*YOUR INSTRUCTIONS:* Repeat the data below exactly, dropping any pictures it holds.

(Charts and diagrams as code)
** BEGIN **
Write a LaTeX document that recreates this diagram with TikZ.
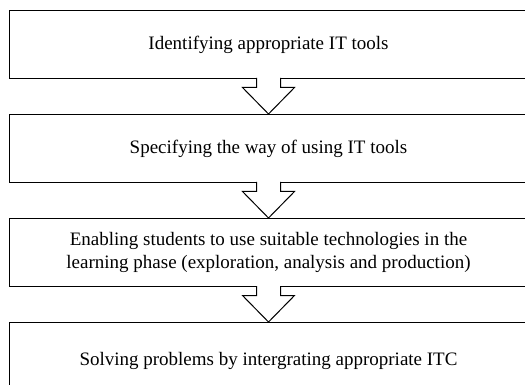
\documentclass[tikz,border=0pt]{standalone}
\usepackage{fontspec}
\setmainfont{Liberation Serif}
\usetikzlibrary{positioning, calc}

\begin{document}
\begin{tikzpicture}[x=1pt, y=1pt,
block/.style={rectangle, draw, line width=1pt, minimum width=518pt,
minimum height=68pt, text centered, align=center,
font=\fontsize{19}{23}\selectfont},
hollow/.style={draw, fill=white, line width=1pt, line join=miter}
]
\useasboundingbox (0,0) rectangle (525,-385);
\clip (0,0) rectangle (525,-385);
\node [block] (ident) at (268.5,-44.5) {Identifying appropriate IT tools};
\node [block, below=35pt of ident] (spec) {Specifying the way of using IT tools};
\node [block, below=35pt of spec] (enable) {Enabling students to use suitable technologies in the\\
learning phase (exploration, analysis and production)};
\node [block, below=35pt of enable, minimum height=76pt] (solve) {Solving problems by intergrating appropriate ITC};

% hollow arrows between the steps
\foreach \a/\b in {ident/spec, spec/enable, enable/solve}
\path [hollow] ($(\a.south)+(-12,1)$) -- ++(0,-9.5) -- ++(-14,0) -- (\b.north)
-- ($(\a.south)+(26,-8.5)$) -- ++(-14,0) -- ++(0,9.5);
\end{tikzpicture}
\end{document}
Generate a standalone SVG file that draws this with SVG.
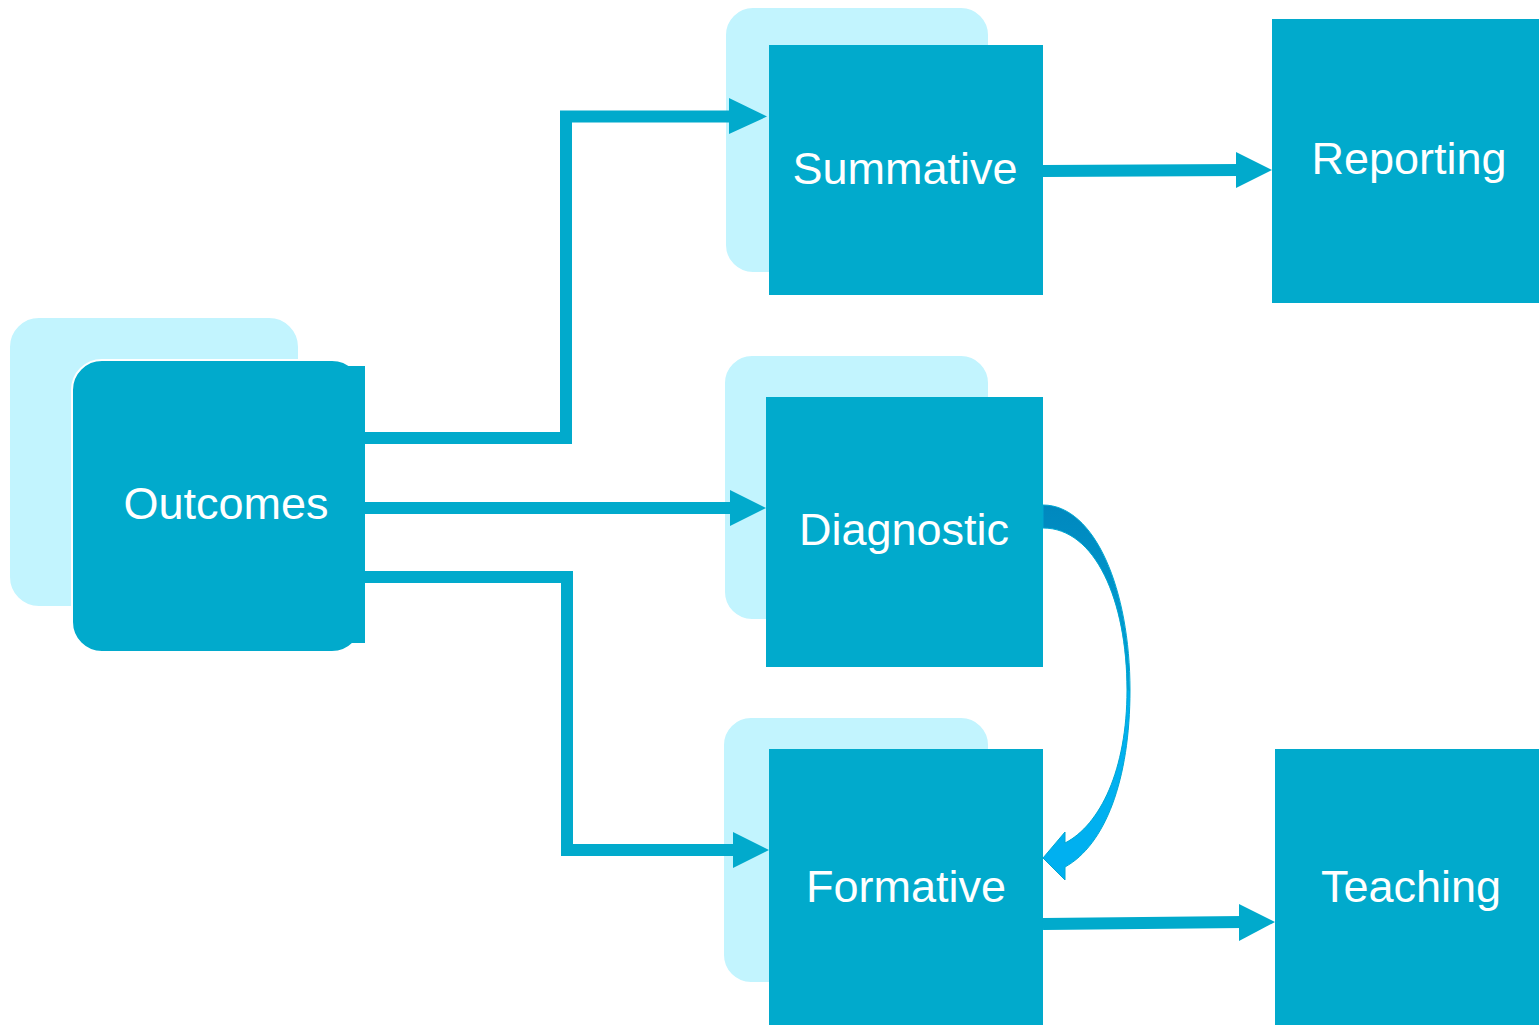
<svg xmlns="http://www.w3.org/2000/svg" width="1539" height="1025" viewBox="0 0 1539 1025">
<style>
.back{fill:#C2F4FE;stroke:#FFFFFF;stroke-width:2}
.front{fill:#01AACC}
.lbl{font-family:"Liberation Sans",Arial,sans-serif;font-size:45px;fill:#FFFFFF;text-anchor:middle}
.conn{fill:none;stroke:#01AACC;stroke-width:12}
.head{fill:#01AACC}
</style>
<defs>
<linearGradient id="curveTop" x1="0" y1="0" x2="0" y2="1">
<stop offset="0" stop-color="#0088BE"/>
<stop offset="1" stop-color="#00A2D8"/>
</linearGradient>
</defs>
<rect width="1539" height="1025" fill="#FFFFFF"/>

<g id="outcomes">
<rect class="back" x="9" y="317" width="290" height="290" rx="30"/>
<rect x="72" y="360" width="290" height="292" rx="30" fill="#01AACC" stroke="#FFFFFF" stroke-width="2"/>
<rect class="front" x="340" y="366" width="25" height="277"/>
<text class="lbl" x="226" y="519">Outcomes</text>
</g>

<g id="summative">
<rect class="back" x="725" y="7" width="264" height="266" rx="28"/>
<rect class="front" x="769" y="45" width="274" height="250"/>
<text class="lbl" x="905" y="184">Summative</text>
</g>

<g id="diagnostic">
<rect class="back" x="724" y="355" width="265" height="265" rx="28"/>
<rect class="front" x="766" y="397" width="277" height="270"/>
<text class="lbl" x="904" y="545">Diagnostic</text>
</g>

<g id="formative">
<rect class="back" x="723" y="717" width="266" height="266" rx="28"/>
<rect class="front" x="769" y="749" width="274" height="276"/>
<text class="lbl" x="906" y="902">Formative</text>
</g>

<g id="reporting">
<rect class="front" x="1272" y="19" width="267" height="284"/>
<text class="lbl" x="1409" y="174">Reporting</text>
</g>

<g id="teaching">
<rect class="front" x="1275" y="749" width="264" height="276"/>
<text class="lbl" x="1411" y="902">Teaching</text>
</g>

<g id="connectors">
<polyline class="conn" points="365,438 566,438 566,116.5 732,116.5"/>
<polygon class="head" points="729,98 767,116.5 729,134"/>
<line class="conn" x1="365" y1="508" x2="732" y2="508"/>
<polygon class="head" points="730,490 766,508 730,526"/>
<polyline class="conn" points="365,577 567,577 567,850 736,850"/>
<polygon class="head" points="733,832 769,850 733,868"/>
<line class="conn" x1="1043" y1="171" x2="1240" y2="170"/>
<polygon class="head" points="1236,152 1272,170 1236,188"/>
<line class="conn" x1="1043" y1="924" x2="1243" y2="922"/>
<polygon class="head" points="1239,904 1275,922 1239,941"/>
<path d="M1043,505 C1095,505 1130,590 1130,690 L1127,690 C1127,600 1095,528 1043,528 Z" fill="url(#curveTop)" stroke="#00A8D2" stroke-width="1"/>
<path d="M1127,690 C1127,770 1100,825 1065,843 L1065,832 L1043,858 L1065,880 L1065,867 C1105,845 1130,780 1130,690 Z" fill="#00B0F0" stroke="#00A8D2" stroke-width="1"/>
</g>
</svg>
** END **
*EXPECTED OUTPUT:*
Write a LaTeX document that recreates this diagram with TikZ.
\documentclass[tikz,border=0pt]{standalone}
\usepackage{fontspec}
\setmainfont{Liberation Serif}
\usetikzlibrary{positioning, calc}

\begin{document}
\begin{tikzpicture}[x=1pt, y=1pt,
block/.style={rectangle, draw, line width=1pt, minimum width=518pt,
minimum height=68pt, text centered, align=center,
font=\fontsize{19}{23}\selectfont},
hollow/.style={draw, fill=white, line width=1pt, line join=miter}
]
\useasboundingbox (0,0) rectangle (525,-385);
\clip (0,0) rectangle (525,-385);
\node [block] (ident) at (268.5,-44.5) {Identifying appropriate IT tools};
\node [block, below=35pt of ident] (spec) {Specifying the way of using IT tools};
\node [block, below=35pt of spec] (enable) {Enabling students to use suitable technologies in the\\
learning phase (exploration, analysis and production)};
\node [block, below=35pt of enable, minimum height=76pt] (solve) {Solving problems by intergrating appropriate ITC};

% hollow arrows between the steps
\foreach \a/\b in {ident/spec, spec/enable, enable/solve}
\path [hollow] ($(\a.south)+(-12,1)$) -- ++(0,-9.5) -- ++(-14,0) -- (\b.north)
-- ($(\a.south)+(26,-8.5)$) -- ++(-14,0) -- ++(0,9.5);
\end{tikzpicture}
\end{document}
Generate a standalone SVG file that draws this with SVG.
<svg xmlns="http://www.w3.org/2000/svg" width="1539" height="1025" viewBox="0 0 1539 1025">
<style>
.back{fill:#C2F4FE;stroke:#FFFFFF;stroke-width:2}
.front{fill:#01AACC}
.lbl{font-family:"Liberation Sans",Arial,sans-serif;font-size:45px;fill:#FFFFFF;text-anchor:middle}
.conn{fill:none;stroke:#01AACC;stroke-width:12}
.head{fill:#01AACC}
</style>
<defs>
<linearGradient id="curveTop" x1="0" y1="0" x2="0" y2="1">
<stop offset="0" stop-color="#0088BE"/>
<stop offset="1" stop-color="#00A2D8"/>
</linearGradient>
</defs>
<rect width="1539" height="1025" fill="#FFFFFF"/>

<g id="outcomes">
<rect class="back" x="9" y="317" width="290" height="290" rx="30"/>
<rect x="72" y="360" width="290" height="292" rx="30" fill="#01AACC" stroke="#FFFFFF" stroke-width="2"/>
<rect class="front" x="340" y="366" width="25" height="277"/>
<text class="lbl" x="226" y="519">Outcomes</text>
</g>

<g id="summative">
<rect class="back" x="725" y="7" width="264" height="266" rx="28"/>
<rect class="front" x="769" y="45" width="274" height="250"/>
<text class="lbl" x="905" y="184">Summative</text>
</g>

<g id="diagnostic">
<rect class="back" x="724" y="355" width="265" height="265" rx="28"/>
<rect class="front" x="766" y="397" width="277" height="270"/>
<text class="lbl" x="904" y="545">Diagnostic</text>
</g>

<g id="formative">
<rect class="back" x="723" y="717" width="266" height="266" rx="28"/>
<rect class="front" x="769" y="749" width="274" height="276"/>
<text class="lbl" x="906" y="902">Formative</text>
</g>

<g id="reporting">
<rect class="front" x="1272" y="19" width="267" height="284"/>
<text class="lbl" x="1409" y="174">Reporting</text>
</g>

<g id="teaching">
<rect class="front" x="1275" y="749" width="264" height="276"/>
<text class="lbl" x="1411" y="902">Teaching</text>
</g>

<g id="connectors">
<polyline class="conn" points="365,438 566,438 566,116.5 732,116.5"/>
<polygon class="head" points="729,98 767,116.5 729,134"/>
<line class="conn" x1="365" y1="508" x2="732" y2="508"/>
<polygon class="head" points="730,490 766,508 730,526"/>
<polyline class="conn" points="365,577 567,577 567,850 736,850"/>
<polygon class="head" points="733,832 769,850 733,868"/>
<line class="conn" x1="1043" y1="171" x2="1240" y2="170"/>
<polygon class="head" points="1236,152 1272,170 1236,188"/>
<line class="conn" x1="1043" y1="924" x2="1243" y2="922"/>
<polygon class="head" points="1239,904 1275,922 1239,941"/>
<path d="M1043,505 C1095,505 1130,590 1130,690 L1127,690 C1127,600 1095,528 1043,528 Z" fill="url(#curveTop)" stroke="#00A8D2" stroke-width="1"/>
<path d="M1127,690 C1127,770 1100,825 1065,843 L1065,832 L1043,858 L1065,880 L1065,867 C1105,845 1130,780 1130,690 Z" fill="#00B0F0" stroke="#00A8D2" stroke-width="1"/>
</g>
</svg>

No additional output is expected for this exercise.